- #1
ttb90
- 16
- 0
Homework Statement
A large barge of overall width 4m to be used at sea has a uniform empty weight per meter length of M=6327.19kg/m (length is into the page). This empty weight is uniformly distributed along the length of the barge. The center of gravity of the empty barge is at position G, 2m above the flat bottom of the vessel. The barge has a rectangular water-line area and the density of seawater is 1025 kg/m^3. Neglect the thickness of the hull.

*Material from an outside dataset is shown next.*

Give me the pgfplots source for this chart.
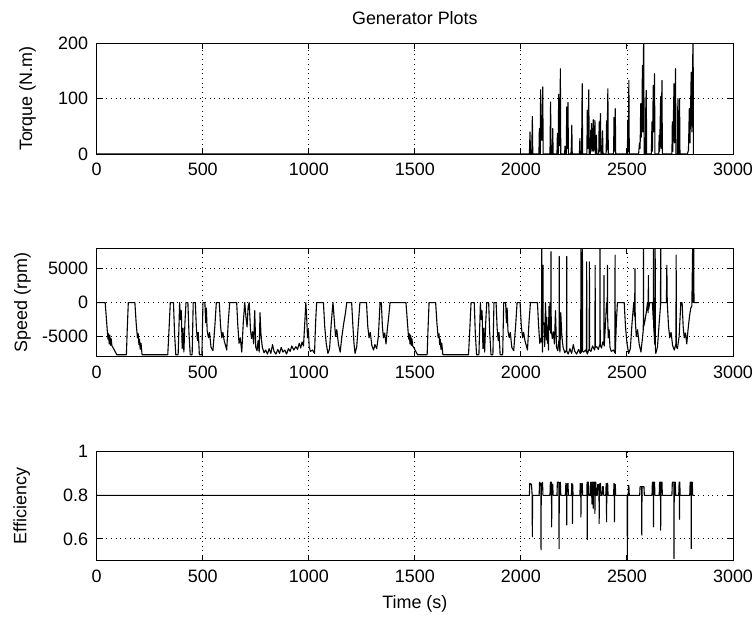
\documentclass[border=0pt]{standalone}
\usepackage{pgfplots}
\pgfplotsset{compat=1.18}
\usepackage{fontspec}
\setmainfont{Liberation Sans}
\newcommand{\ff}{\fontsize{18}{21}\selectfont}
\pgfplotsset{
  gen/.style={
    scale only axis, width=636.3bp,
    xmin=0, xmax=3000,
    xtick={0,500,1000,1500,2000,2500,3000},
    xticklabels={0,500,1000,1500,2000,2500,3000},
    scaled ticks=false,
    tick align=inside, tick pos=both, major tick length=6bp,
    grid=major,
    grid style={black, line width=0.9bp, dash pattern=on 0.9bp off 3.8bp},
    axis line style={black, line width=1bp},
    every tick/.style={black, line width=1bp},
    tick label style={font=\ff},
    xticklabel style={inner sep=0pt, anchor=north, yshift=-9bp},
    yticklabel style={inner sep=0pt, anchor=east, xshift=-8.5bp},
    every axis title/.style={at={(axis description cs:0.5,1)}, anchor=base, yshift=19bp, font=\ff},
    every axis x label/.style={at={(axis description cs:0.5,0)}, anchor=base, yshift=-48bp, font=\ff},
  },
  dat/.style={black, line width=1.1bp, mark=none, line join=round},
}
\begin{document}
\begin{tikzpicture}
\useasboundingbox (0,0) rectangle (755bp,-619bp);
% ---------------- Torque ----------------
\begin{axis}[gen, at={(96.7bp,-43.3bp)}, anchor=north west, height=110.7bp,
  ymin=0, ymax=200, ytick={0,100,200}, yticklabels={0,100,200},
  title={Generator Plots}, ylabel={Torque (N.m)},
  every axis y label/.style={at={(axis description cs:0,0.5)}, xshift=-69.2bp, rotate=90, anchor=center, font=\ff}]
\addplot[dat] coordinates {
(0,0) (2040,0) (2043,40) (2045,0) (2051,0) (2054,68) (2056,0) (2085,0) (2087,46) (2089,0) (2091,0) (2093,116) (2096,25) (2100,25) (2103,121) (2105,0)
(2137,0) (2140,94) (2142,0) (2148,0) (2150,46) (2152,0) (2170,0) (2172,37) (2174,0) (2176,0) (2178,108) (2181,15) (2184,15) (2186,154) (2188,0)
(2206,0) (2208,14) (2210,0) (2214,0) (2216,85) (2219,10) (2222,93) (2224,0) (2236,0) (2238,14) (2240,52) (2242,0) (2276,0) (2278,28) (2280,0)
(2286,0) (2289,127) (2291,0) (2311,0) (2313,79) (2316,10) (2320,116) (2322,0) (2327,0) (2329,43) (2331,10) (2333,55) (2335,5) (2338,8) (2341,62)
(2343,5) (2346,12) (2349,61) (2351,0) (2354,0) (2356,34) (2358,0) (2367,0) (2369,58) (2371,5) (2375,73) (2377,0) (2383,0) (2385,42) (2387,0)
(2402,0) (2404,60) (2406,8) (2410,118) (2412,0) (2437,0) (2439,66) (2441,5) (2445,82) (2447,0) (2502,0) (2504,61) (2506,5) (2509,133) (2511,0)
(2555,0) (2559,20) (2562,10) (2565,91) (2567,30) (2570,50) (2573,160) (2575,40) (2579,230) (2581,0) (2587,0) (2589,91) (2591,115) (2593,0)
(2615,0) (2618,58) (2620,5) (2624,124) (2626,40) (2630,145) (2632,0) (2650,0) (2652,34) (2654,5) (2659,104) (2661,10) (2665,133) (2667,0)
(2712,0) (2714,58) (2716,5) (2722,127) (2724,20) (2729,154) (2731,0) (2738,0) (2740,100) (2742,0) (2746,0) (2748,100) (2750,0)
(2785,0) (2790,7) (2794,82) (2797,20) (2803,148) (2806,40) (2812,230) (2813,0) (2815,0)
};
\end{axis}
% ---------------- Speed ----------------
\begin{axis}[gen, at={(96.7bp,-248.3bp)}, anchor=north west, height=108.5bp,
  ymin=-8000, ymax=8000, ytick={-5000,0,5000}, yticklabels={-5000,0,5000},
  ylabel={Speed (rpm)},
  every axis y label/.style={at={(axis description cs:0,0.5)}, xshift=-74.2bp, rotate=90, anchor=center, font=\ff}]
\addplot[dat] coordinates {
(0,0) (40,0) (46,-2500) (50,-4200) (53,-5400) (56,-4600) (59,-6100) (62,-4800) (65,-6300) (68,-5300) (72,-6400) (80,-6800) (88,-7300) (95,-7700)
(140,-7700) (144,-4000) (149,0) (180,0) (186,-3000) (192,-5200) (196,-4600) (199,-6200) (202,-5400) (205,-6900) (209,-6000) (214,-7700)
(335,-7700) (341,-4000) (347,0) (362,0) (367,-4500) (373,-7700) (384,-7700) (391,0) (395,-2500) (399,-1200) (403,-6800) (407,-3800) (411,-7300)
(416,-3000) (421,0) (430,0) (435,-4500) (441,-7700) (450,-7700) (455,0) (465,0) (470,-3800) (475,-5600) (479,-4400) (484,-7700) (496,-7700)
(501,0) (510,0) (514,-3000) (517,-800) (521,-4200) (527,-5200) (532,-4400) (539,-6600) (548,-7100) (557,-3500) (564,0) (578,0) (584,-3500)
(590,-5200) (595,-4400) (601,-5600) (607,-6300) (613,-7000) (620,-3000) (627,0) (660,0) (665,-3200) (671,-6000) (677,-5200) (684,-7300)
(691,-3000) (698,0) (704,-2200) (709,-3600) (714,-600) (719,0) (725,-4000) (730,-5300) (735,-4300) (740,-6100) (745,-1200) (750,-6600)
(756,-7100) (761,-5600) (766,-7300) (770,-1500) (775,-5000) (781,-6600) (789,-7400) (797,-7000) (805,-7600) (813,-6800) (821,-7500)
(829,-6200) (836,-7200) (845,-7600) (854,-6900) (862,-7500) (870,-6600) (878,-7300) (887,-7000) (895,-7600) (904,-6800) (912,-7200)
(920,-6400) (929,-7000) (939,-6500) (947,-6900) (955,-6000) (962,-6700) (968,-5800) (975,-6400) (981,-3000) (986,0) (990,-2200)
(994,-5200) (998,-4000) (1002,-6600) (1008,-7200) (1018,-7000) (1027,-7500) (1032,-3000) (1037,0) (1069,0) (1075,-3500) (1082,-6000)
(1090,-7500) (1098,-6800) (1106,-3000) (1114,0) (1120,-2500) (1126,-5000) (1132,-4000) (1140,-6200) (1148,-7300) (1156,-5000) (1165,-3000)
(1173,-1500) (1179,0) (1202,0) (1208,-3500) (1213,-6000) (1218,-7500) (1226,-6500) (1234,-3000) (1241,0) (1249,0) (1272,0) (1278,-3500)
(1284,-5200) (1290,-4400) (1297,-6300) (1305,-7000) (1312,-6200) (1320,-6800) (1328,-5000) (1336,0) (1342,0) (1347,-3500) (1352,-5200)
(1358,-4500) (1364,-6100) (1370,-4000) (1377,-2000) (1383,0)
(1418,0) (1458,0) (1464,-2500) (1468,-4200) (1471,-5400) (1474,-4600) (1477,-6100) (1480,-4800) (1483,-6300) (1486,-5300) (1490,-6400)
(1498,-6800) (1506,-7300) (1513,-7700) (1558,-7700) (1562,-4000) (1567,0) (1598,0) (1604,-3000) (1610,-5200) (1614,-4600) (1617,-6200)
(1620,-5400) (1623,-6900) (1627,-6000) (1632,-7700) (1753,-7700) (1759,-4000) (1765,0) (1780,0) (1785,-4500) (1791,-7700) (1802,-7700)
(1809,0) (1813,-2500) (1817,-1200) (1821,-6800) (1825,-3800) (1829,-7300) (1834,-3000) (1839,0) (1848,0) (1853,-4500) (1859,-7700)
(1868,-7700) (1873,0) (1883,0) (1888,-3800) (1893,-5600) (1897,-4400) (1902,-7700) (1914,-7700) (1919,0) (1928,0) (1932,-3000) (1935,-800)
(1939,-4200) (1945,-5200) (1950,-4400) (1957,-6600) (1966,-7100) (1975,-3500) (1982,0) (1996,0) (2002,-3500) (2008,-5200) (2013,-4400)
(2019,-5600) (2025,-6300) (2031,-7000) (2038,-3000) (2045,0) (2078,0) (2083,-3200) (2089,-6000) (2095,-5200) (2097,-5800) (2098,9000)
(2099,-4000) (2102,-7300) (2103,-2000) (2104,5500) (2105,-3000) (2109,-3000) (2112,-6500) (2116,0) (2120,-5500) (2122,-2200) (2125,-6000)
(2127,-3600) (2130,-7000) (2132,-600) (2135,-4000) (2137,0) (2140,-4500) (2141,-3000) (2142,7500) (2143,-4000) (2148,-5300) (2153,-4300)
(2158,-6100) (2163,-1200) (2168,-6600) (2174,-7100) (2179,-5600) (2180,-6000) (2181,6800) (2182,-6500) (2184,-7300) (2188,-1500)
(2193,-5000) (2199,-6600) (2207,-7400) (2215,-7000) (2216,6800) (2217,-7200) (2223,-7600) (2231,-6800) (2239,-7500) (2247,-6200)
(2254,-7200) (2263,-7600) (2272,-6900) (2280,-7500) (2282,-7300) (2283,9000) (2284,-7400) (2288,-6600) (2289,-7000) (2290,9000)
(2291,-7200) (2296,-7300) (2305,-7000) (2309,-7300) (2310,6000) (2311,-7400) (2313,-7600) (2322,-6800) (2323,6000) (2324,-7000)
(2330,-7200) (2338,-6400) (2347,-7000) (2349,-6800) (2350,5500) (2351,-6600) (2357,-6500) (2365,-6900) (2372,-6200) (2373,9000)
(2374,-6300) (2380,-6700) (2386,-5800) (2391,-6200) (2392,4000) (2393,-6400) (2399,-3000) (2404,0) (2407,-1500) (2408,5500) (2409,-2200)
(2412,-5200) (2416,-4000) (2420,-6600) (2426,-7200) (2436,-7000) (2443,-7400) (2444,7000) (2445,-7500) (2450,-3000) (2455,0) (2487,0)
(2493,-3500) (2500,-6000) (2508,-7500) (2516,-6800) (2524,-3000) (2532,0) (2536,-2000) (2538,5000) (2539,-2500) (2544,-5000) (2550,-4000)
(2558,-6200) (2566,-7300) (2574,-5000) (2577,-4000) (2578,9000) (2579,-3500) (2583,-3000) (2591,-1500) (2597,0) (2600,-1500) (2601,4000)
(2602,-1000) (2608,0) (2620,0) (2624,-2500) (2625,9000) (2626,-3500) (2631,-6000) (2632,-6200) (2633,9000) (2634,-6800) (2636,-7500)
(2644,-6500) (2652,-3000) (2658,-500) (2659,9000) (2660,0) (2667,0) (2686,0) (2688,5500) (2690,0) (2696,-3500) (2702,-5200) (2708,-4400)
(2715,-6300) (2723,-7000) (2730,-6200) (2731,-6300) (2732,7000) (2733,-6500) (2738,-6800) (2746,-5000) (2754,0) (2760,0) (2765,-3500)
(2770,-5200) (2776,-4500) (2782,-6100) (2788,-4000) (2795,-2000) (2801,-800) (2806,-500) (2810,9000) (2812,0) (2815,9000) (2816,0) (2835,0)
};
\end{axis}
% ---------------- Efficiency ----------------
\begin{axis}[gen, at={(96.7bp,-451.7bp)}, anchor=north west, height=109bp,
  ymin=0.5, ymax=1, ytick={0.6,0.8,1}, yticklabels={0.6,0.8,1},
  xlabel={Time (s)}, ylabel={Efficiency},
  every axis y label/.style={at={(axis description cs:0,0.5)}, xshift=-75bp, rotate=90, anchor=center, font=\ff}]
\addplot[dat] coordinates {
(0,0.8) (2040,0.8) (2042,0.855) (2050,0.85) (2053,0.8) (2054,0.61) (2055,0.8) (2086,0.8) (2088,0.86) (2094,0.85) (2095,0.55) (2096,0.85)
(2102,0.86) (2104,0.8) (2137,0.8) (2139,0.86) (2144,0.86) (2145,0.655) (2146,0.85) (2150,0.85) (2152,0.8) (2170,0.8) (2172,0.86) (2179,0.86)
(2180,0.555) (2181,0.85) (2186,0.86) (2188,0.8) (2210,0.8) (2212,0.855) (2215,0.85) (2216,0.664) (2217,0.85) (2222,0.855) (2224,0.8)
(2238,0.8) (2240,0.855) (2242,0.85) (2243,0.67) (2244,0.85) (2246,0.8) (2278,0.8) (2280,0.855) (2282,0.85) (2283,0.70) (2284,0.85)
(2289,0.855) (2291,0.8) (2311,0.8) (2312,0.86) (2313,0.597) (2314,0.86) (2318,0.86) (2320,0.8) (2327,0.8) (2329,0.86) (2332,0.86)
(2334,0.8) (2335,0.76) (2336,0.86) (2338,0.86) (2340,0.80) (2341,0.74) (2342,0.86) (2345,0.86) (2347,0.8) (2348,0.86) (2349,0.717)
(2350,0.86) (2353,0.86) (2355,0.8) (2360,0.8) (2362,0.85) (2368,0.85) (2369,0.67) (2370,0.85) (2375,0.855) (2377,0.8) (2383,0.8)
(2385,0.84) (2388,0.84) (2390,0.8) (2400,0.8) (2402,0.855) (2403,0.85) (2404,0.678) (2405,0.85) (2409,0.855) (2411,0.8) (2437,0.8)
(2439,0.855) (2440,0.85) (2441,0.678) (2442,0.85) (2445,0.85) (2447,0.8) (2501,0.8) (2502,0.5) (2503,0.8) (2506,0.8) (2507,0.845)
(2509,0.845) (2511,0.8) (2560,0.8) (2562,0.84) (2569,0.84) (2570,0.617) (2571,0.84) (2580,0.84) (2582,0.8) (2618,0.8) (2620,0.86)
(2624,0.86) (2625,0.655) (2626,0.86) (2630,0.86) (2632,0.8) (2652,0.8) (2654,0.86) (2658,0.86) (2659,0.64) (2660,0.86) (2665,0.86)
(2667,0.8) (2712,0.8) (2714,0.86) (2721,0.86) (2722,0.51) (2723,0.86) (2728,0.86) (2730,0.8) (2744,0.8) (2746,0.86) (2747,0.86)
(2748,0.69) (2749,0.86) (2751,0.8) (2796,0.8) (2798,0.86) (2802,0.86) (2803,0.555) (2804,0.86) (2808,0.86) (2810,0.8) (2815,0.8)
};
\end{axis}
\end{tikzpicture}
\end{document}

Ballast of mass Mb kg per meter length is added to the barge in order to effect the stability. The weight of the ballast acts at point A (on the barge centerline at the bottom of the hull) and is uniformly distributed along the length of the barge. The addition of the ballast will shift the center of gravity from G to G (prime). Write out an expression for the height of the new center of gravity above the bottom of the hull in terms of Mb (distance AG(prime))
Homework Equations
I know that the key word in the question is 'acting on point A'. Adding Mb will shift G to G(prime) however G(prime) is lower than G. Because the weight was added below and not above.
I am aware that i need to use moments to find G (prime) but am not sure how to start it off..Really stuck
The Attempt at a Solution
I have found the draft value of h=1.5432m.
m of barge= 6327.19 kg
length (l) of barge =1m
width= 4m
ρ= 1025kg/m^3
For equilibrium, buoyancy force= 6327.19g
volume of displaced seawater V=wxhxl= 4xhx1=4h
If we equate the two equations above we get h= 1.5432m..
This value is calculated for G not sure if it stays the same when we have G (prime)??